The term Local Resilience Forum in particular originates from the UK as a requirement of the UK Civil Contingencies Act (2004) and the local area corresponds to a police area.
Responders in this case include organisations such as the police, fire department, public health organisation, municipal councils, coastguard, military and Red Cross. However, the interest of an LRF can go further too.
An LRF, as defined above, is consultative, collaborative and communicative. It exists to help the different members adequately plan responses to emergencies and also document risks and actions.
Possible emergency situations include bad weather, network power loss, chemical spills, public health issues such as flu, and animal health issues.
The LRF also makes provision for joint training and practice exercises to face emergencies in a coordinated way, capably and effectively.
Other communities and countries have similar organisations in place to handle public emergencies.
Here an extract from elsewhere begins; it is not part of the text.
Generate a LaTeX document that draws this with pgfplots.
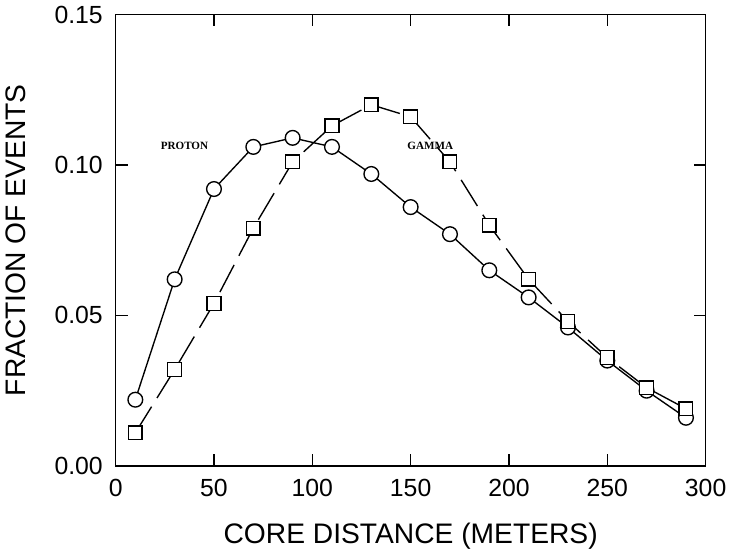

If for some reason, an LRF or its equivalent is lacking in your region, models exist to show who to involve and how to make it function.
It is also of interest to replace the notion of the public by that of a market, and the notion of coordinated responders by that of a supply chain.
This is particularly relevant in today’s supply chains that increasingly involve several independent enterprises, where serving the market properly is in the interests of all those enterprises.
Consultation, collaboration and communication, together with risk analysis, documentation, tests and practices, all make sense in handling emergency business situations too.
The difference is that for supply chains, such an “LRF” is not a legal requirement, although it still might turn out to be a “lifesaver” for those involved.